Miracoli. Negandosi a un trasmissione tv, Beppe Grillo le ha conquistate tutte. E insieme ha conquistato le prime pagine di tutti i giornali ai quali, da mesi, nega qualunque intervista. Il suo parlare direttamente al popolo, in piazza, riverbera con massima risonanza. I media – spiazzati dall’ostinazione di quel silenzio che li taglia fuori – reagiscono con il loro antidoto per eccellenza, il dibattito.

Viene fuori che per alcuni “negarsi alla tv significa negarsi alla democrazia”. Come se tv e democrazia fossero sinonimi. Per altri diventa “il modo di sottrarsi alle domande”, di “negarsi al contraddittorio”, di praticare la comunicazione unidirezionale, quella che va dal leader alla massa, configurandosi come autoritaria.

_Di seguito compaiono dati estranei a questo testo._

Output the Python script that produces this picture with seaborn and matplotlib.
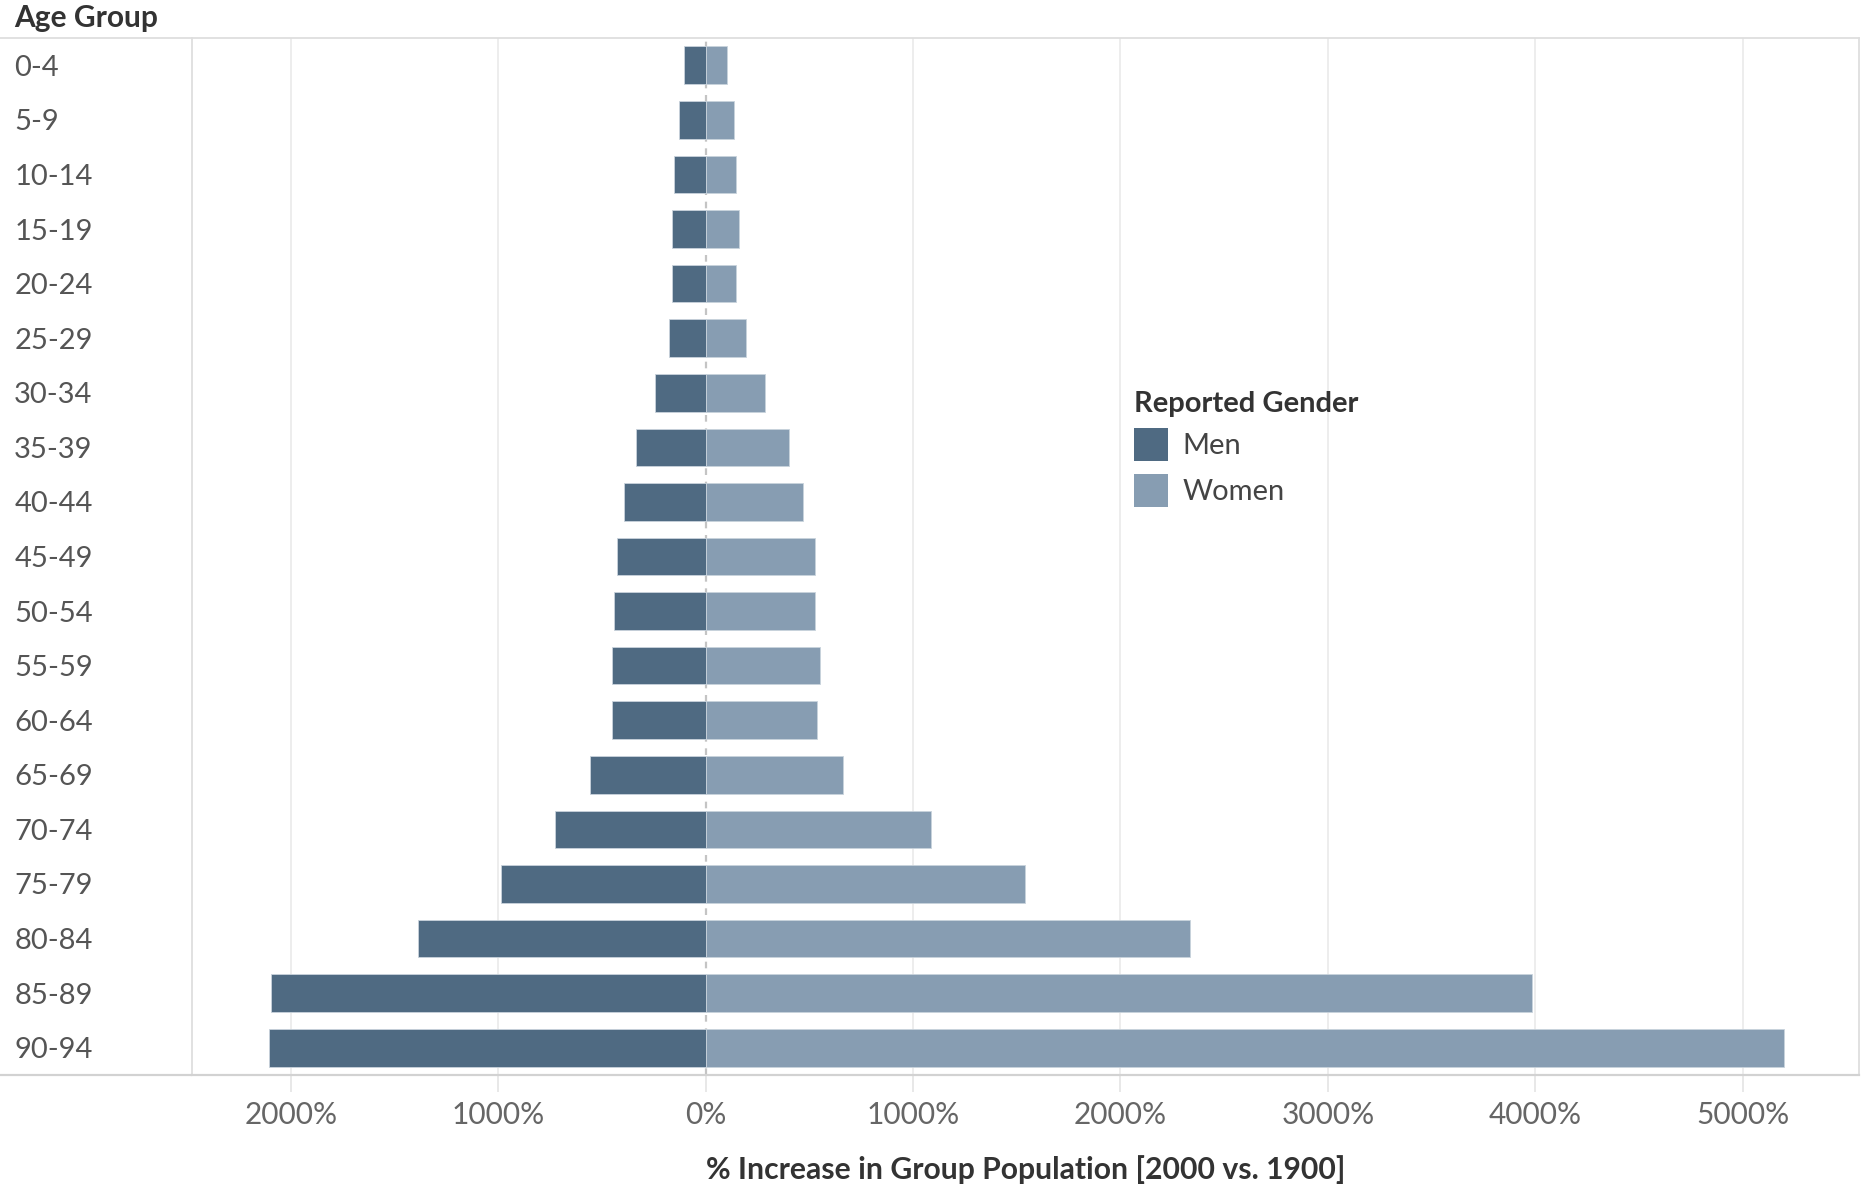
import matplotlib
matplotlib.use("Agg")
import matplotlib.pyplot as plt
import seaborn as sns
import pandas as pd
from matplotlib.patches import Patch
from matplotlib.lines import Line2D

age_groups = ["0-4", "5-9", "10-14", "15-19", "20-24", "25-29", "30-34", "35-39",
              "40-44", "45-49", "50-54", "55-59", "60-64", "65-69", "70-74", "75-79",
              "80-84", "85-89", "90-94"]
men_pct = [105, 130, 154, 164, 164, 175, 246, 338, 396, 430, 442, 453, 453, 557,
           729, 987, 1388, 2094, 2106]
women_pct = [103, 135, 148, 159, 148, 196, 288, 402, 470, 528, 528, 551, 539, 660,
             1084, 1538, 2335, 3982, 5198]
genders = ["Men", "Women"]
x_ticks = [-2000, -1000, 0, 1000, 2000, 3000, 4000, 5000]
x_tick_labels = ["2000%", "1000%", "0%", "1000%", "2000%", "3000%", "4000%", "5000%"]

sns.set_theme(style="white")
plt.rcParams['font.family'] = ['Lato', 'DejaVu Sans']

df = pd.DataFrame({
    "Age Group": age_groups * 2,
    "Gender": ["Men"] * len(age_groups) + ["Women"] * len(age_groups),
    "Value": [-v for v in men_pct] + women_pct,
})
palette = {"Men": "#4f6a82", "Women": "#879db2"}

W, H = 1866, 1189
fig = plt.figure(figsize=(W / 100, H / 100), dpi=100)
L, R, T, B = 192, 1859, 38, 1075
ax = fig.add_axes([L / W, 1 - B / H, (R - L) / W, (B - T) / H])

sns.barplot(data=df, y="Age Group", x="Value", hue="Gender", order=age_groups,
            hue_order=genders, palette=palette, dodge=False, width=0.69,
            orient="h", ax=ax, legend=False, linewidth=0.6, edgecolor="#c9d3dc",
            saturation=1, zorder=2)

ax.set_xlim(-2477, 5561)
ax.set_ylim(len(age_groups) - 0.5, -0.5)

for t in x_ticks:
    if t == 0:
        ax.axvline(0, color="#c4c4c4", lw=1.6, ls=(0, (3, 3)), zorder=1)
    else:
        ax.axvline(t, color="#ececec", lw=1.3, zorder=0)

ax.set_xticks(x_ticks)
ax.set_xticklabels(x_tick_labels)
ax.tick_params(axis="x", length=12, width=1.3, color="#e6e6e6", pad=7,
               labelsize=21.5, labelcolor="#666666", bottom=True)
ax.tick_params(axis="y", length=0, pad=128, labelsize=21, labelcolor="#555555")
for lab in ax.get_yticklabels():
    lab.set_horizontalalignment("left")

ax.set_xlabel("")
ax.set_ylabel("")

for s in ["left", "top", "right"]:
    ax.spines[s].set_color("#dedede")
    ax.spines[s].set_linewidth(1.3)
ax.spines["bottom"].set_color("#d2d2d2")
ax.spines["bottom"].set_linewidth(1.6)

fig.add_artist(Line2D([0, L / W], [1 - T / H, 1 - T / H], transform=fig.transFigure,
                      color="#dedede", lw=1.3))
fig.add_artist(Line2D([0, L / W], [1 - B / H, 1 - B / H], transform=fig.transFigure,
                      color="#d2d2d2", lw=1.6))

fig.text(14 / W, 1 - 18 / H, "Age Group", fontsize=21.5, fontweight="bold",
         color="#333333", ha="left", va="center")
fig.text((L + R) / 2 / W, 1 - 1170 / H, "% Increase in Group Population [2000 vs. 1900]",
         fontsize=21.7, fontweight="bold", color="#333333", ha="center", va="center")

handles = [Patch(facecolor=palette[g], edgecolor="none", label=g) for g in genders]
leg = ax.legend(handles=handles, title="Reported Gender", loc="upper left",
                bbox_to_anchor=(1134 / W, 1 - 391 / H), bbox_transform=fig.transFigure,
                frameon=False, fontsize=21, title_fontproperties={"weight": "bold", "size": 21},
                handlelength=1.15, handleheight=1.35, handletextpad=0.5, labelspacing=0.45,
                borderpad=0, borderaxespad=0)
leg._legend_box.align = "left"
leg._legend_box.sep = 8
leg.get_title().set_color("#333333")
for t in leg.get_texts():
    t.set_color("#444444")

fig.savefig("out.png", dpi=100)
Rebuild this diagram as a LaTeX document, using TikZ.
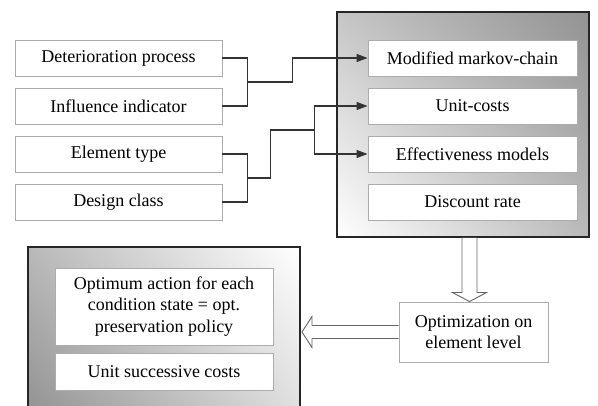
\documentclass[tikz,border=0pt]{standalone}
\usepackage{fontspec}
\setmainfont{Liberation Serif}
\usetikzlibrary{arrows.meta,calc,shadings}

\tikzset{
  item/.style={draw=gray!65, line width=0.9pt, fill=white, inner sep=2pt,
    minimum width=207pt, minimum height=36pt, align=center,
    font=\fontsize{18}{21.5}\selectfont},
  panel/.style={draw=black!85, line width=1.3pt},
  wire/.style={draw=black!80, line width=1.1pt},
  feed/.style={wire, -{Triangle[length=11pt,width=8pt]}},
  hollow/.style={draw=black!60, line width=0.9pt, fill=white, line join=miter},
}

\begin{document}
\begin{tikzpicture}[x=1pt, y=-1pt]
  \useasboundingbox (0,0) rectangle (598,406);

  % shaded panels
  \shade[upper left=gray!45, upper right=gray!85, lower left=white, lower right=gray!55]
    (337,12) rectangle (589,237);
  \draw[panel] (337,12) rectangle (589,237);
  \shade[upper left=gray!55, upper right=white, lower left=gray!85, lower right=gray!25]
    (28,247) rectangle (300,412);
  \draw[panel] (28,247) rectangle (300,412);

  % inputs
  \node[item] (det) at (118.5,58) {Deterioration process};
  \node[item] (inf) at (118.5,106) {Influence indicator};
  \node[item] (elem) at (118.5,154) {Element type};
  \node[item] (design) at (118.5,202) {Design class};

  % model
  \node[item, minimum width=209pt] (mod) at (472.5,58) {Modified markov-chain};
  \node[item, minimum width=209pt] (unit) at (472.5,106) {Unit-costs};
  \node[item, minimum width=209pt] (eff) at (472.5,154) {Effectiveness models};
  \node[item, minimum width=209pt] (disc) at (472.5,202) {Discount rate};

  % results
  \node[item, minimum width=218pt, minimum height=77pt] (opt) at (164,306.5)
    {Optimum action for each\\condition state = opt.\\preservation policy};
  \node[item, minimum width=218pt, minimum height=37pt] (succ) at (164,371.5)
    {Unit successive costs};
  \node[item, minimum width=149pt, minimum height=60pt] (level) at (473.5,332)
    {Optimization on\\element level};

  % connectors
  \draw[wire] (det.east) -- ++(25,0) |- (inf.east);
  \coordinate (j1) at ($(det.east)!0.5!(inf.east)+(25,0)$);
  \draw[feed] (j1) -- ++(45,0) |- (mod.west);
  \draw[wire] (elem.east) -- ++(25,0) |- (design.east);
  \coordinate (j2) at ($(elem.east)!0.5!(design.east)+(25,0)$);
  \coordinate (j3) at ($(unit.west)!0.5!(eff.west)+(-53,0)$);
  \draw[wire] (j2) -- ++(23,0) |- (j3);
  \draw[feed] (j3) |- (unit.west);
  \draw[feed] (j3) |- (eff.west);

  % hollow arrows
  \coordinate (a1) at ($(level.north)+(-4,0)$);
  \coordinate (a0) at (a1 |- 0,238);
  \draw[hollow] ($(a0)+(-7.5,0)$) -- ($(a1)+(-7.5,-9)$) -- ($(a1)+(-17,-9)$) -- (a1)
    -- ($(a1)+(17,-9)$) -- ($(a1)+(7.5,-9)$) -- ($(a0)+(7.5,0)$);
  \coordinate (b0) at (level.west);
  \coordinate (b1) at (302,332);
  \draw[hollow] ($(b0)+(0,-6.5)$) -- ($(b1)+(10,-6.5)$) -- ($(b1)+(10,-15.5)$) -- (b1)
    -- ($(b1)+(10,15.5)$) -- ($(b1)+(10,6.5)$) -- ($(b0)+(0,6.5)$);
\end{tikzpicture}
\end{document}
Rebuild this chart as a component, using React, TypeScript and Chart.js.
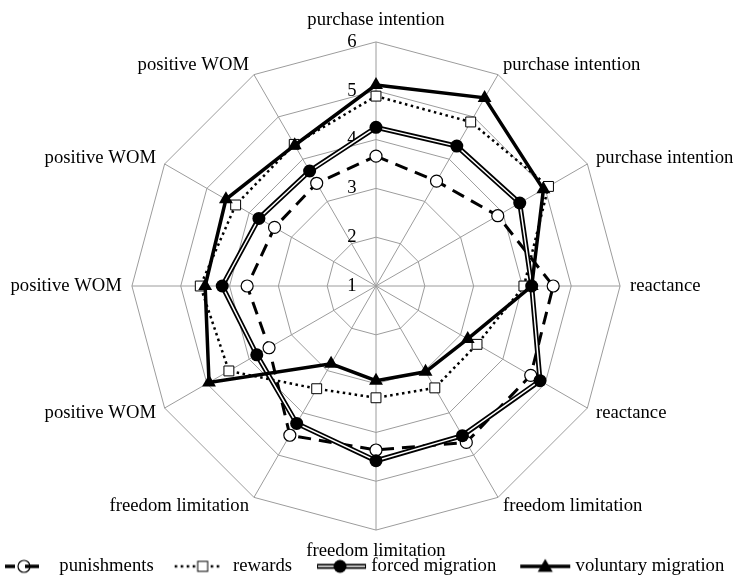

Ma la tv imbracciata dagli altri protagonisti della campagna elettorale non è altrettanto autoritaria? E rispondere alle domande con vent’anni di promesse, vent’anni di bugie, falsificando i fatti e ignorando i misfatti, non è altrettanto ipocrita? Dei leader che si ripresentano sappiamo quasi tutto: il loro parlare è un rumore che riempie, ma non sposta. Di Grillo sappiamo poco o nulla. In quel nulla sta la forza che lo farà vincere, subito prima di deluderci.